### BRIEF
Transcribe only the part of the material below that begins at the line containing "Reproduce this chart with matplotlib." and ends at the line containing "va='center', fontsize=7.5, color=text_color, zorder=3)", with both kept and images left out.
· · · · ·
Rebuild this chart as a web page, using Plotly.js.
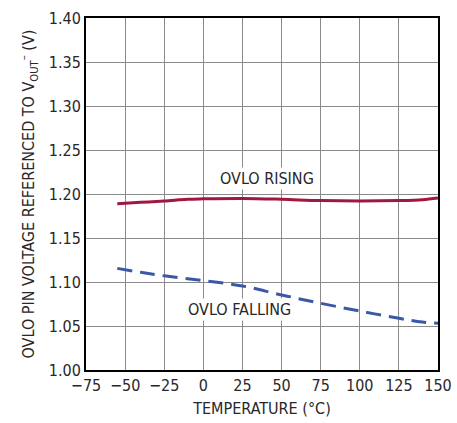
<!DOCTYPE html>
<html>
<head>
<meta charset="utf-8">
<script src="https://cdn.plot.ly/plotly-3.0.1.min.js"></script>
<style>html,body{margin:0;padding:0;background:#fff;}#chart{width:457px;height:423px;}</style>
</head>
<body>
<div id="chart"></div>
<script>
const risingTemp = [-55, -40, -25, -10, 0, 25, 50, 75, 100, 125, 140, 150];
const risingV    = [1.189, 1.1905, 1.192, 1.194, 1.1945, 1.195, 1.194, 1.1925, 1.192, 1.1925, 1.1935, 1.1955];
const fallingTemp = [-55, -40, -25, 0, 25, 50, 75, 100, 125, 140, 150];
const fallingV    = [1.1155, 1.111, 1.107, 1.1015, 1.0955, 1.0852, 1.0758, 1.067, 1.0587, 1.0545, 1.053];
const xTicks = [-75, -50, -25, 0, 25, 50, 75, 100, 125, 150];
const yTicks = [1.00, 1.05, 1.10, 1.15, 1.20, 1.25, 1.30, 1.35, 1.40];
const labels = [
  {text: 'OVLO RISING', x: 41, y: 1.218},
  {text: 'OVLO FALLING', x: 23, y: 1.069}
];

const FONT = '"DejaVu Sans Condensed", "Liberation Sans Narrow", Arial, sans-serif';
const TXT = '#2a2627';

const traces = [
  {x: risingTemp, y: risingV, mode: 'lines', line: {color: '#A0183F', width: 3, shape: 'spline'}, hoverinfo: 'skip'},
  {x: fallingTemp, y: fallingV, mode: 'lines', line: {color: '#3A57A8', width: 3, shape: 'spline', dash: '15px,8px'}, hoverinfo: 'skip'}
];

const layout = {
  width: 457, height: 423,
  margin: {l: 86, r: 19, t: 18, b: 53},
  paper_bgcolor: '#fff', plot_bgcolor: '#fff',
  showlegend: false,
  font: {family: FONT, size: 16, color: TXT},
  xaxis: {
    range: [-75, 150], tickvals: xTicks, ticktext: xTicks.map(v => v < 0 ? '\u2212' + Math.abs(v) : String(v)),
    showgrid: true, gridcolor: '#8a8a8a', gridwidth: 1, zeroline: false,
    showline: true, linecolor: '#000', linewidth: 2, mirror: true, ticks: '',
    tickfont: {family: FONT, size: 16, color: TXT},
    title: {text: 'TEMPERATURE (°C)', font: {family: FONT, size: 16, color: TXT}, standoff: 9}
  },
  yaxis: {
    range: [1.00, 1.40], tickvals: yTicks, ticktext: yTicks.map(v => v.toFixed(2)),
    showgrid: true, gridcolor: '#8a8a8a', gridwidth: 1, zeroline: false,
    showline: true, linecolor: '#000', linewidth: 2, mirror: true, ticks: '',
    tickfont: {family: FONT, size: 16, color: TXT},
    title: {text: 'OVLO PIN VOLTAGE REFERENCED TO V<sub>OUT</sub><sup>–</sup> (V)', font: {family: FONT, size: 16, color: TXT}, standoff: 10}
  },
  annotations: labels.map(l => ({x: l.x, y: l.y, xref: 'x', yref: 'y', text: l.text, showarrow: false,
    font: {family: FONT, size: 16, color: TXT}, bgcolor: '#fff', borderpad: 1}))
};

Plotly.newPlot('chart', traces, layout, {staticPlot: true, displayModeBar: false});
</script>
</body>
</html>
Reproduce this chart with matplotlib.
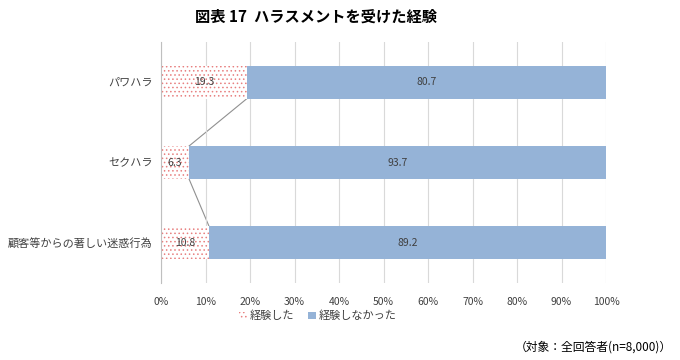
import matplotlib
matplotlib.use("Agg")
import matplotlib.pyplot as plt
import numpy as np

plt.rcParams['font.family'] = ['Noto Sans CJK JP', 'DejaVu Sans']
plt.rcParams['hatch.linewidth'] = 0.6

categories = ["パワハラ", "セクハラ", "顧客等からの著しい迷惑行為"]
experienced = [19.3, 6.3, 10.8]
not_experienced = [80.7, 93.7, 89.2]
series_names = ["経験した", "経験しなかった"]
xticks = [0, 10, 20, 30, 40, 50, 60, 70, 80, 90, 100]

fig = plt.figure(figsize=(6.8, 3.6), dpi=100)
ax = fig.add_axes([161 / 680, 1 - 283 / 360, 445 / 680, 241 / 360])

y = np.arange(len(categories))
h = 0.41
text_color = '#404040'

ax.barh(y, experienced, height=h, color='white', edgecolor='#E88080',
        linewidth=0, hatch='....', label=series_names[0], zorder=2)
ax.barh(y, not_experienced, left=experienced, height=h, color='#95B3D7',
        linewidth=0, label=series_names[1], zorder=2)

# series lines between the bars
for i in range(len(categories) - 1):
    ax.plot([experienced[i], experienced[i + 1]], [y[i] + h / 2, y[i + 1] - h / 2],
            color='#909090', linewidth=0.8, zorder=1)

for i in range(len(categories)):
    ax.text(experienced[i] / 2, y[i], f"{experienced[i]:.1f}", ha='center', va='center',
            fontsize=7.5, color=text_color, zorder=3)
    ax.text(experienced[i] + not_experienced[i] / 2, y[i], f"{not_experienced[i]:.1f}",
            ha='center', va='center', fontsize=7.5, color=text_color, zorder=3)

ax.set_xlim(0, 100)
ax.set_ylim(2.5, -0.5)
ax.set_xticks(xticks)
ax.set_xticklabels([f"{t}%" for t in xticks], fontsize=7.5, color=text_color)
ax.set_yticks(y)
ax.set_yticklabels(categories, fontsize=8, color=text_color)
ax.tick_params(axis='both', length=0, pad=6)
ax.tick_params(axis='x', pad=10)
ax.grid(axis='x', color='#D9D9D9', linewidth=0.8, zorder=0)
for s in ['top', 'right', 'bottom']:
    ax.spines[s].set_visible(False)
ax.spines['left'].set_color('#BFBFBF')
ax.spines['left'].set_linewidth(0.8)

fig.text(316 / 680, 1 - 17 / 360, "図表 17  ハラスメントを受けた経験", ha='center', va='center',
         fontsize=11, fontweight='bold', color='black')

leg = fig.legend(loc='center', bbox_to_anchor=(318 / 680, 1 - 316 / 360), ncol=2,
                 frameon=False, fontsize=8, handlelength=0.7, handleheight=0.7,
                 handletextpad=0.3, columnspacing=1.2)
for t in leg.get_texts():
    t.set_color(text_color)

fig.text(672 / 680, 1 - 347 / 360, "（対象：全回答者(n=8,000)）", ha='right', va='center',
         fontsize=8.5, color='black')

fig.savefig("out.png", dpi=100)
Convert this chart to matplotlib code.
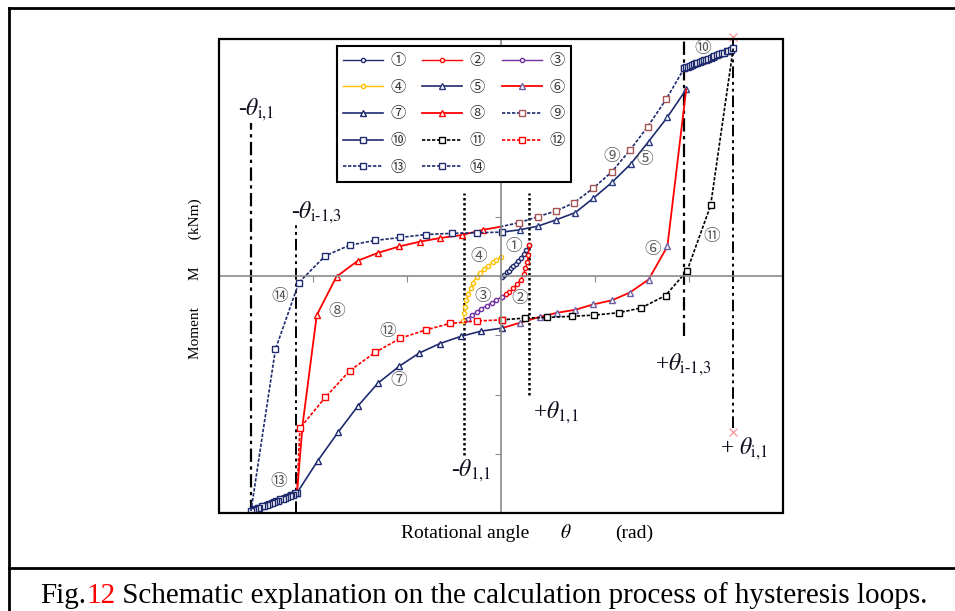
import matplotlib
matplotlib.use('Agg')
import matplotlib.pyplot as plt
from matplotlib.lines import Line2D
from matplotlib.patches import Rectangle

plt.rcParams['mathtext.fontset'] = 'stix'
plt.rcParams['font.family'] = ['Liberation Serif', 'Noto Sans CJK JP', 'DejaVu Sans']

W, H = 955, 611

# curve data: x = rotational angle, y = moment (both in tick units)
c1_x = [0.01, 0.03, 0.06, 0.09, 0.11, 0.13, 0.16, 0.18, 0.21, 0.24, 0.27, 0.30]
c1_y = [-0.02, 0.02, 0.06, 0.09, 0.13, 0.17, 0.21, 0.26, 0.31, 0.37, 0.44, 0.52]
c2_x = [0.30, 0.29, 0.28, 0.26, 0.24, 0.21, 0.17, 0.13, 0.09, 0.05, 0.01]
c2_y = [0.52, 0.35, 0.24, 0.13, 0.03, -0.06, -0.14, -0.21, -0.27, -0.31, -0.35]
c3_x = [0.01, -0.05, -0.10, -0.15, -0.21, -0.26, -0.31, -0.35, -0.39]
c3_y = [-0.35, -0.41, -0.45, -0.50, -0.55, -0.61, -0.66, -0.72, -0.76]
c4_x = [-0.40, -0.39, -0.38, -0.37, -0.35, -0.32, -0.30, -0.26, -0.22, -0.18, -0.14, -0.09, -0.05, 0.0]
c4_y = [-0.76, -0.63, -0.52, -0.41, -0.30, -0.21, -0.11, -0.02, 0.05, 0.11, 0.17, 0.23, 0.27, 0.32]
c5_x = [0.01, 0.20, 0.39, 0.59, 0.79, 0.98, 1.18, 1.38, 1.57, 1.77, 1.97]
c5_y = [0.74, 0.78, 0.84, 0.95, 1.07, 1.31, 1.58, 1.89, 2.27, 2.68, 3.15]
c6_x = [1.97, 1.77, 1.57, 1.37, 1.18, 0.98, 0.79, 0.60, 0.41, 0.20, 0.01]
c6_y = [3.15, 0.50, -0.06, -0.28, -0.41, -0.48, -0.57, -0.62, -0.69, -0.79, -0.88]
c7_x = [0.01, -0.21, -0.43, -0.65, -0.87, -1.08, -1.31, -1.52, -1.73, -1.95, -2.17]
c7_y = [-0.88, -0.93, -1.02, -1.14, -1.30, -1.52, -1.81, -2.19, -2.63, -3.12, -3.66]
c8_x = [-2.17, -2.11, -1.96, -1.75, -1.52, -1.31, -1.08, -0.86, -0.65, -0.42, -0.19, -0.01]
c8_y = [-3.66, -2.50, -0.66, -0.01, 0.26, 0.39, 0.50, 0.58, 0.64, 0.69, 0.78, 0.83]
c9_x = [-0.01, 0.19, 0.39, 0.59, 0.78, 0.98, 1.18, 1.37, 1.56, 1.76, 1.95]
c9_y = [0.83, 0.90, 1.00, 1.10, 1.24, 1.48, 1.76, 2.12, 2.52, 2.99, 3.51]
c10_x = [1.95, 1.97, 1.99, 2.01, 2.03, 2.05, 2.07, 2.09, 2.12, 2.14, 2.16, 2.18,
         2.20, 2.23, 2.25, 2.27, 2.30, 2.32, 2.35, 2.37, 2.40, 2.42, 2.45, 2.47]
c10_y = [3.51, 3.52, 3.53, 3.55, 3.56, 3.57, 3.59, 3.60, 3.61, 3.63, 3.64, 3.65,
         3.67, 3.68, 3.70, 3.71, 3.73, 3.74, 3.76, 3.77, 3.79, 3.80, 3.82, 3.84]
c11_x = [2.47, 2.23, 1.98, 1.75, 1.49, 1.25, 0.99, 0.75, 0.49, 0.26, 0.01]
c11_y = [3.84, 1.19, 0.09, -0.33, -0.54, -0.62, -0.66, -0.68, -0.70, -0.71, -0.74]
c12_x = [0.01, -0.26, -0.54, -0.80, -1.07, -1.34, -1.61, -1.87, -2.14, -2.17]
c12_y = [-0.74, -0.76, -0.80, -0.91, -1.05, -1.29, -1.60, -2.05, -2.57, -3.66]
c13_x = [-2.17, -2.19, -2.21, -2.23, -2.25, -2.28, -2.30, -2.32, -2.35, -2.37, -2.39,
         -2.42, -2.44, -2.47, -2.49, -2.52, -2.54, -2.57, -2.59, -2.62, -2.64, -2.66]
c13_y = [-3.66, -3.67, -3.69, -3.70, -3.71, -3.73, -3.74, -3.76, -3.77, -3.79, -3.80,
         -3.82, -3.83, -3.85, -3.86, -3.88, -3.89, -3.91, -3.92, -3.94, -3.95, -3.97]
c14_x = [-2.66, -2.40, -2.15, -1.87, -1.61, -1.34, -1.07, -0.80, -0.52, -0.26, 0.01]
c14_y = [-3.97, -1.24, -0.11, 0.34, 0.52, 0.60, 0.65, 0.70, 0.72, 0.73, 0.74]

labels = ['\u2460', '\u2461', '\u2462', '\u2463', '\u2464', '\u2465', '\u2466',
          '\u2467', '\u2468', '\u2469', '\u246a', '\u246b', '\u246c', '\u246d']

# reference angles: -th_i1, -th_i-1,3, -th_11, +th_11, +th_i-1,3, +th_i1
ref_x = [-2.66, -2.18, -0.39, 0.30, 1.95, 2.47]
ref_top = [2.58, 0.91, 1.40, 1.40, 4.0, 4.0]
ref_bot = [-4.0, -4.0, -3.02, -2.01, -1.01, -2.57]
ref_text = ['-$\\theta_{\\mathrm{i{,}1}}$', '-$\\theta_{\\mathrm{i\u20101{,}3}}$',
            '-$\\theta_{1{,}1}$', '+$\\theta_{1{,}1}$',
            '+$\\theta_{\\mathrm{i\u20101{,}3}}$', '+ $\\theta_{\\mathrm{i{,}1}}$']
end_x = [2.47, 2.47]
end_y = [4.03, -2.63]

NAVY = '#1f2b6e'
RED = '#ff0000'

fig = plt.figure(figsize=(W / 100, H / 100), dpi=100)
ax = fig.add_axes([219 / W, 1 - 513 / H, 564 / W, 474 / H])
ax.set_xlim(-3, 3)
ax.set_ylim(-4, 4)

# crosshair axes through the origin
for s in ['top', 'right']:
    ax.spines[s].set_visible(False)
ax.spines['left'].set_position(('data', 0))
ax.spines['bottom'].set_position(('data', 0))
for s in ['left', 'bottom']:
    ax.spines[s].set_color('#8a8a8a')
    ax.spines[s].set_linewidth(1.2)
ax.set_xticks([-2, -1, 1, 2])
ax.set_yticks([-3, -2, -1, 1, 2, 3])
ax.tick_params(direction='out', length=4, color='#8a8a8a', labelbottom=False, labelleft=False)
ax.add_patch(Rectangle((0, 0), 1, 1, transform=ax.transAxes, fill=False,
                       ec='black', lw=1.6, clip_on=False, zorder=5))

# reference lines
ax.vlines(ref_x[0], ref_bot[0], ref_top[0], color='black', lw=1.6, ls=(0, (6, 2, 1.5, 2)))
ax.vlines(ref_x[1], ref_bot[1], ref_top[1], color='black', lw=1.4, ls=(0, (6, 2, 1.5, 2, 1.5, 2)))
ax.vlines(ref_x[2:4], ref_bot[2:4], ref_top[2:4], color='black', lw=1.8, ls=(0, (1, 1)))
ax.vlines(ref_x[4], ref_bot[4], ref_top[4], color='black', lw=1.6, ls=(0, (6, 2, 1.5, 2)))
ax.vlines(ref_x[5], ref_bot[5], ref_top[5], color='black', lw=1.4, ls=(0, (6, 2, 1.5, 2, 1.5, 2)))

ms = 5
ax.plot(c1_x, c1_y, color=NAVY, lw=1, marker='o', ms=3, mfc='white', mec=NAVY, label=labels[0])
ax.plot(c2_x, c2_y, color=RED, lw=1, marker='o', ms=3, mfc='white', mec=RED, label=labels[1])
ax.plot(c3_x, c3_y, color='#7030a0', lw=1, marker='o', ms=3, mfc='white', mec='#7030a0', label=labels[2])
ax.plot(c4_x, c4_y, color='#ffc000', lw=1, marker='o', ms=3, mfc='white', mec='#ffc000', label=labels[3])
ax.plot(c5_x, c5_y, color=NAVY, lw=1.2, marker='^', ms=ms, mfc='white', mec='#2b3a80', label=labels[4])
ax.plot(c6_x, c6_y, color=RED, lw=1.3, marker='^', ms=ms, mfc='white', mec='#6b5fa5',
        markevery=slice(1, 10), label=labels[5])
ax.plot(c7_x, c7_y, color=NAVY, lw=1.2, marker='^', ms=ms, mfc='white', mec=NAVY, label=labels[6])
ax.plot(c8_x, c8_y, color=RED, lw=1.3, marker='^', ms=ms, mfc='white', mec=RED,
        markevery=slice(2, 11), label=labels[7])
ax.plot(c9_x, c9_y, color=NAVY, lw=1.2, ls=(0, (2, 1)), marker='s', ms=ms, mfc='white',
        mec='#a65353', markevery=slice(1, 11), label=labels[8])
ax.plot(c10_x, c10_y, color=NAVY, lw=1.2, marker='s', ms=4.5, mfc='white', mec=NAVY, label=labels[9])
ax.plot(c11_x, c11_y, color='black', lw=1.2, ls=(0, (2, 1)), marker='s', ms=ms, mfc='white',
        mec='black', markevery=slice(1, 11), label=labels[10])
ax.plot(c12_x, c12_y, color=RED, lw=1.2, ls=(0, (2, 1)), marker='s', ms=ms, mfc='white',
        mec=RED, markevery=slice(0, 9), label=labels[11])
ax.plot(c13_x, c13_y, color=NAVY, lw=1.2, ls=(0, (2, 1)), marker='s', ms=4.5, mfc='white',
        mec=NAVY, label=labels[12])
ax.plot(c14_x, c14_y, color=NAVY, lw=1.2, ls=(0, (2, 1)), marker='s', ms=ms, mfc='white',
        mec=NAVY, markevery=slice(1, 11), label=labels[13])
ax.plot(end_x, end_y, ls='none', marker='x', ms=6, color='#f4a0a0', clip_on=False)

# reference labels
ref_pos = [(-2.80, 2.80), (-2.23, 1.06), (-0.53, -3.29), (0.34, -2.31), (1.64, -1.50), (2.33, -2.92)]
for (tx, ty), t in zip(ref_pos, ref_text):
    ax.text(tx, ty, t, fontsize=17, ha='left', va='center', color='#101020')

# circled step numbers on the curves
num_pos = [(0.14, 0.50), (0.20, -0.38), (-0.19, -0.35), (-0.24, 0.33), (1.53, 1.96),
           (1.61, 0.44), (-1.09, -1.77), (-1.75, -0.60), (1.18, 2.01), (2.15, 3.84),
           (2.24, 0.66), (-1.20, -0.94), (-2.37, -3.47), (-2.35, -0.35)]
for (tx, ty), t in zip(num_pos, labels):
    ax.text(tx, ty, t, fontsize=12, ha='center', va='center', color='#555555',
            family='Noto Sans CJK JP')

handles, labs = ax.get_legend_handles_labels()
order = [0, 3, 6, 9, 12, 1, 4, 7, 10, 13, 2, 5, 8, 11]
leg = ax.legend([handles[i] for i in order], [labs[i] for i in order], ncol=3,
                loc='upper left', bbox_to_anchor=(0.209, 0.985), borderaxespad=0,
                fancybox=False, edgecolor='black', framealpha=1,
                prop={'family': 'Noto Sans CJK JP', 'size': 11},
                handlelength=2.6, handletextpad=0.5, columnspacing=1.1, labelspacing=0.63,
                borderpad=0.4)
leg.get_frame().set_linewidth(1.5)
leg.set_zorder(6)
for t in leg.get_texts():
    t.set_color('#333333')

# axis titles
fig.text(195 / W, 1 - 279 / H, 'Moment       M       (kNm)', rotation=90, ha='center',
         va='center', fontsize=11)
fig.text(401 / W, 1 - 533 / H, 'Rotational angle', ha='left', va='center', fontsize=14)
fig.text(566 / W, 1 - 533 / H, '$\\theta$', ha='center', va='center', fontsize=14)
fig.text(615 / W, 1 - 533 / H, '(rad)', ha='left', va='center', fontsize=14)

# figure frame and caption
fig.add_artist(Line2D([9 / W, 9 / W], [0, 1 - 8 / H], color='black', lw=2))
fig.add_artist(Line2D([9 / W, 1], [1 - 8 / H, 1 - 8 / H], color='black', lw=2))
fig.add_artist(Line2D([9 / W, 1], [1 - 568 / H, 1 - 568 / H], color='black', lw=2))

fig.canvas.draw()
r = fig.canvas.get_renderer()
x = 40
for txt, col in [('Fig.', 'black'), ('12', RED),
                 (' Schematic explanation on the calculation process of hysteresis loops.', 'black')]:
    t = fig.text(x / W, 1 - 603 / H, txt, color=col, fontsize=21, ha='left', va='baseline')
    x += t.get_window_extent(r).width

fig.savefig('out.png', dpi=100)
· · · · ·
### EXERCISE SOLUTION
Reproduce this chart with matplotlib.
import matplotlib
matplotlib.use("Agg")
import matplotlib.pyplot as plt
import numpy as np

plt.rcParams['font.family'] = ['Noto Sans CJK JP', 'DejaVu Sans']
plt.rcParams['hatch.linewidth'] = 0.6

categories = ["パワハラ", "セクハラ", "顧客等からの著しい迷惑行為"]
experienced = [19.3, 6.3, 10.8]
not_experienced = [80.7, 93.7, 89.2]
series_names = ["経験した", "経験しなかった"]
xticks = [0, 10, 20, 30, 40, 50, 60, 70, 80, 90, 100]

fig = plt.figure(figsize=(6.8, 3.6), dpi=100)
ax = fig.add_axes([161 / 680, 1 - 283 / 360, 445 / 680, 241 / 360])

y = np.arange(len(categories))
h = 0.41
text_color = '#404040'

ax.barh(y, experienced, height=h, color='white', edgecolor='#E88080',
        linewidth=0, hatch='....', label=series_names[0], zorder=2)
ax.barh(y, not_experienced, left=experienced, height=h, color='#95B3D7',
        linewidth=0, label=series_names[1], zorder=2)

# series lines between the bars
for i in range(len(categories) - 1):
    ax.plot([experienced[i], experienced[i + 1]], [y[i] + h / 2, y[i + 1] - h / 2],
            color='#909090', linewidth=0.8, zorder=1)

for i in range(len(categories)):
    ax.text(experienced[i] / 2, y[i], f"{experienced[i]:.1f}", ha='center', va='center',
            fontsize=7.5, color=text_color, zorder=3)
    ax.text(experienced[i] + not_experienced[i] / 2, y[i], f"{not_experienced[i]:.1f}",
            ha='center', va='center', fontsize=7.5, color=text_color, zorder=3)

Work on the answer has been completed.